:: Stored data ::

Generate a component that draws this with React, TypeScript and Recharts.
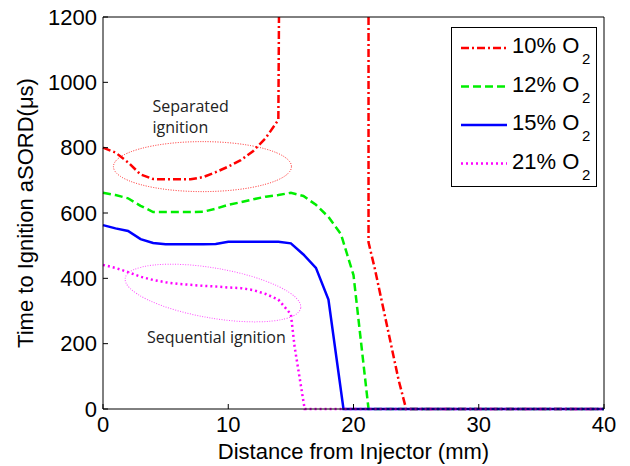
import { LineChart, Line, XAxis, YAxis, Legend, ReferenceDot } from 'recharts'

// distance from injector (mm) and time to ignition (us) per O2 level
const x10 = [0, 1, 2, 3, 4, 5, 6, 7, 8, 9, 10, 11, 12, 13, 14, 14.05, 17, 21.2, 21.2, 21.7, 23.6, 24.2, 40]
const y10 = [800, 785, 755, 718, 704, 703, 703, 703, 710, 725, 742, 762, 790, 830, 885, 1200, null, 1200, 510, 430, 89, 0, 0]

const x12 = [0, 1, 2, 3, 4, 5, 6, 7, 8, 9, 10, 11, 12, 13, 14, 15, 16, 17, 18, 19, 20, 21.2, 40]
const y12 = [662, 655, 645, 622, 603, 603, 603, 603, 604, 613, 625, 633, 642, 650, 655, 662, 652, 625, 588, 535, 410, 0, 0]

const x15 = [0, 1, 2, 3, 4, 5, 6, 7, 8, 9, 10, 11, 12, 13, 14, 15, 16, 17, 18, 19.2, 40]
const y15 = [563, 553, 545, 520, 508, 504, 504, 504, 504, 505, 512, 512, 512, 512, 512, 507, 473, 432, 335, 0, 0]

const x21 = [0, 1, 2, 3, 4, 5, 6, 7, 8, 9, 10, 11, 12, 13, 14, 15, 15.3, 16.1, 40]
const y21 = [441, 432, 419, 405, 395, 388, 383, 380, 377, 375, 372, 370, 364, 352, 335, 290, 190, 0, 0]

const xTicks = [0, 10, 20, 30, 40]
const yTicks = [0, 200, 400, 600, 800, 1000, 1200]

const toPoints = (xs: number[], ys: (number | null)[]) => xs.map((x, i) => ({ x, y: ys[i] }))

const series = [
  { name: '10', data: toPoints(x10, y10), color: '#ff0000', dash: '8 3 2 3' },
  { name: '12', data: toPoints(x12, y12), color: '#00ee00', dash: '8 4' },
  { name: '15', data: toPoints(x15, y15), color: '#0000ff', dash: undefined },
  { name: '21', data: toPoints(x21, y21), color: '#ff00ff', dash: '2 3' },
]

const FONT = '"Liberation Sans", Arial, sans-serif'
const tickStyle = { fill: '#000', fontSize: 22, fontFamily: FONT }

function LegendBox() {
  return (
    <div style={{ width: 146, height: 160, border: '1.5px solid #000', background: '#fff', boxSizing: 'border-box' }}>
      <svg width={146} height={160}>
        {series.map((s, i) => (
          <g key={s.name}>
            <line x1={9} x2={55} y1={20 + 38.5 * i} y2={20 + 38.5 * i} stroke={s.color} strokeWidth={2.5} strokeDasharray={s.dash} />
            <text x={60} y={25 + 38.5 * i} fontSize={22} fontFamily={FONT} fill="#000">{s.name}% O</text>
            <text x={130} y={36 + 38.5 * i} fontSize={15} fontFamily={FONT} fill="#000">2</text>
          </g>
        ))}
      </svg>
    </div>
  )
}

export default function App() {
  return (
    <div style={{ position: 'absolute', left: 0, top: 0, width: 630, height: 466, background: '#fff' }}>
      <LineChart width={630} height={466} margin={{ top: 16, right: 25, left: 0, bottom: 0 }}>
        <XAxis
          dataKey="x"
          type="number"
          domain={[0, 40]}
          ticks={xTicks}
          height={57}
          tickSize={-5}
          tickMargin={12}
          tick={tickStyle}
          stroke="#000"
          allowDuplicatedCategory={false}
          label={({ viewBox }: any) => (
            <text x={viewBox.x + viewBox.width / 2} y={viewBox.y + 50} textAnchor="middle" fontSize={22} fontFamily={FONT} fill="#000">
              Distance from Injector (mm)
            </text>
          )}
        />
        <XAxis xAxisId="top" dataKey="x" orientation="top" type="number" domain={[0, 40]} ticks={xTicks} height={1} tickSize={-5} tick={false} stroke="#000" />
        <YAxis
          type="number"
          domain={[0, 1200]}
          ticks={yTicks}
          width={103}
          tickSize={-5}
          tickMargin={11}
          tick={tickStyle}
          stroke="#000"
          label={({ viewBox }: any) => {
            const cy = viewBox.y + viewBox.height / 2
            return (
              <text x={33} y={cy} transform={`rotate(-90, 33, ${cy})`} textAnchor="middle" fontSize={22} fontFamily={FONT} fill="#000">
                Time to Ignition aSORD(μs)
              </text>
            )
          }}
        />
        <YAxis yAxisId="right" orientation="right" type="number" domain={[0, 1200]} ticks={yTicks} width={1} tickSize={-5} tick={false} stroke="#000" />

        {/* annotations */}
        <ReferenceDot
          x={7.94}
          y={742}
          shape={(p: any) => (
            <g>
              <ellipse cx={p.cx} cy={p.cy} rx={89} ry={25} fill="none" stroke="#ff2020" strokeWidth={1} strokeDasharray="1 1.5" />
              <text x={p.cx - 50} y={p.cy - 55} fontSize={16} fontFamily='"Open Sans", sans-serif' fill="#222">Separated</text>
              <text x={p.cx - 50} y={p.cy - 34} fontSize={16} fontFamily='"Open Sans", sans-serif' fill="#222">ignition</text>
            </g>
          )}
        />
        <ReferenceDot
          x={8.78}
          y={355}
          shape={(p: any) => (
            <g>
              <ellipse cx={p.cx} cy={p.cy} rx={89} ry={25} transform={`rotate(9.7, ${p.cx}, ${p.cy})`} fill="none" stroke="#ff50ff" strokeWidth={1} strokeDasharray="1 1.5" />
              <text x={p.cx - 66} y={p.cy + 50} fontSize={16} fontFamily='"Open Sans", sans-serif' fill="#222">Sequential ignition</text>
            </g>
          )}
        />

        {/* invisible series so the top and right box axes get drawn */}
        <Line data={series[2].data} dataKey="y" xAxisId="top" yAxisId="right" stroke="none" dot={false} activeDot={false} isAnimationActive={false} legendType="none" />

        {series.map((s) => (
          <Line
            key={s.name}
            data={s.data}
            dataKey="y"
            type="linear"
            stroke={s.color}
            strokeWidth={2.5}
            strokeDasharray={s.dash}
            dot={false}
            activeDot={false}
            isAnimationActive={false}
          />
        ))}
        <Legend layout="vertical" align="center" verticalAlign="middle" wrapperStyle={{ left: 451, top: 27, width: 146 }} content={() => <LegendBox />} />
      </LineChart>
    </div>
  )
}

:::

* **Problem description**
Your task is to reproduce exactly the lines from the start of the data above through the line containing "YAxis, Legend, ReferenceDot", leaving every picture out.

* **Solved problem**
Generate a component that draws this with React, TypeScript and Recharts.
import { LineChart, Line, XAxis, YAxis, Legend, ReferenceDot } from 'recharts'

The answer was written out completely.